Your goal: Please return exactly the run of lines that begins with the line containing "Write a Python" and ends with the line containing "fig = plt.figure(figsize=(W", pictures excluded.

Provided material:
+ + + + +

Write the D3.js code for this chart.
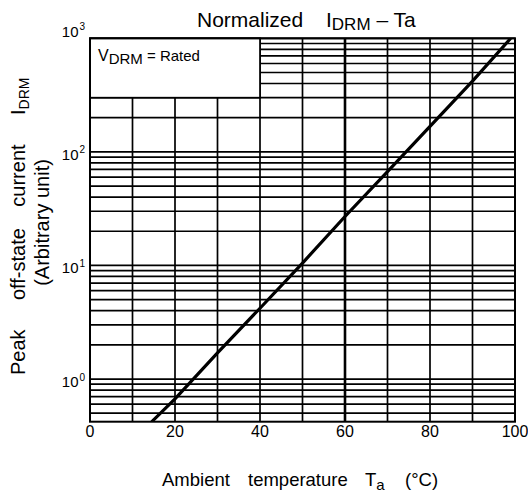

+ + + + +

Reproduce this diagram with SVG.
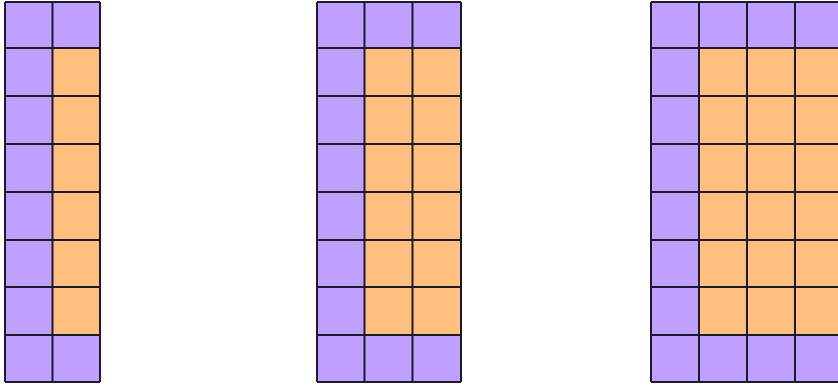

+ + + + +

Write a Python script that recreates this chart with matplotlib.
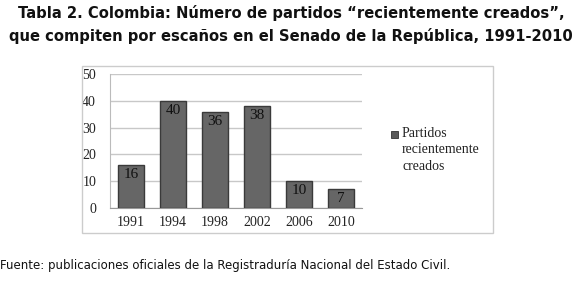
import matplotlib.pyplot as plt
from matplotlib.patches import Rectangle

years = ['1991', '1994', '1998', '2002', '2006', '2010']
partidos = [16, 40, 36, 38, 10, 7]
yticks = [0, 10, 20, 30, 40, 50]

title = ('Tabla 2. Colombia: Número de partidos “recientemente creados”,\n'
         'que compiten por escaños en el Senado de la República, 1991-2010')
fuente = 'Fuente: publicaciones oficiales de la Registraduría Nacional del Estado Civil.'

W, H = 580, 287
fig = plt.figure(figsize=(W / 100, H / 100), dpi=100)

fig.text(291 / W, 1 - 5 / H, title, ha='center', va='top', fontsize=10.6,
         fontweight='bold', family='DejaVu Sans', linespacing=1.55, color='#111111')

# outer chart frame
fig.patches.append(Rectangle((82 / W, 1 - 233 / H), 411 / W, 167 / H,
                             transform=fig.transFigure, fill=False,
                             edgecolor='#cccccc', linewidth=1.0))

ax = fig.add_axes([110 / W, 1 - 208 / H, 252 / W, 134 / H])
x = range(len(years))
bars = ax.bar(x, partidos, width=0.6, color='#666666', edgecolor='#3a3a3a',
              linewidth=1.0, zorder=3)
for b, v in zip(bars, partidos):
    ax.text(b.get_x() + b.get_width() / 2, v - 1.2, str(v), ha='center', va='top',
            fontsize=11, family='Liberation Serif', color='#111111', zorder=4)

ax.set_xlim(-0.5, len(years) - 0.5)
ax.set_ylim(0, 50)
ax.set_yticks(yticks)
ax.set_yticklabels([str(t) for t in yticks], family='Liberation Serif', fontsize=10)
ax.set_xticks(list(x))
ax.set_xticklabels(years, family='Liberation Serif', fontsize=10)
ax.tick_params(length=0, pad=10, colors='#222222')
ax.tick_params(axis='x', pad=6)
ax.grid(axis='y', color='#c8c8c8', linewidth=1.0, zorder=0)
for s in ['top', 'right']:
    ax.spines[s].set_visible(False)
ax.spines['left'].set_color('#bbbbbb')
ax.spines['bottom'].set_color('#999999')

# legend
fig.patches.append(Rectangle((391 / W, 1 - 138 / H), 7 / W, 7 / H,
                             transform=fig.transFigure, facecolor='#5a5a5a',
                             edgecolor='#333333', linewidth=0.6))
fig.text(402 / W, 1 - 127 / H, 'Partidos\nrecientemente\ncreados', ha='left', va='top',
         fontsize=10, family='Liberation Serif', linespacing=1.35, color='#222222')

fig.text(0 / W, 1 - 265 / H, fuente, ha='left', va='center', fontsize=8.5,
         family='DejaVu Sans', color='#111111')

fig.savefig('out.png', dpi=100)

+ + + + +

Solution to this task:
Write a Python script that recreates this chart with matplotlib.
import matplotlib.pyplot as plt
from matplotlib.patches import Rectangle

years = ['1991', '1994', '1998', '2002', '2006', '2010']
partidos = [16, 40, 36, 38, 10, 7]
yticks = [0, 10, 20, 30, 40, 50]

title = ('Tabla 2. Colombia: Número de partidos “recientemente creados”,\n'
         'que compiten por escaños en el Senado de la República, 1991-2010')
fuente = 'Fuente: publicaciones oficiales de la Registraduría Nacional del Estado Civil.'

W, H = 580, 287
fig = plt.figure(figsize=(W / 100, H / 100), dpi=100)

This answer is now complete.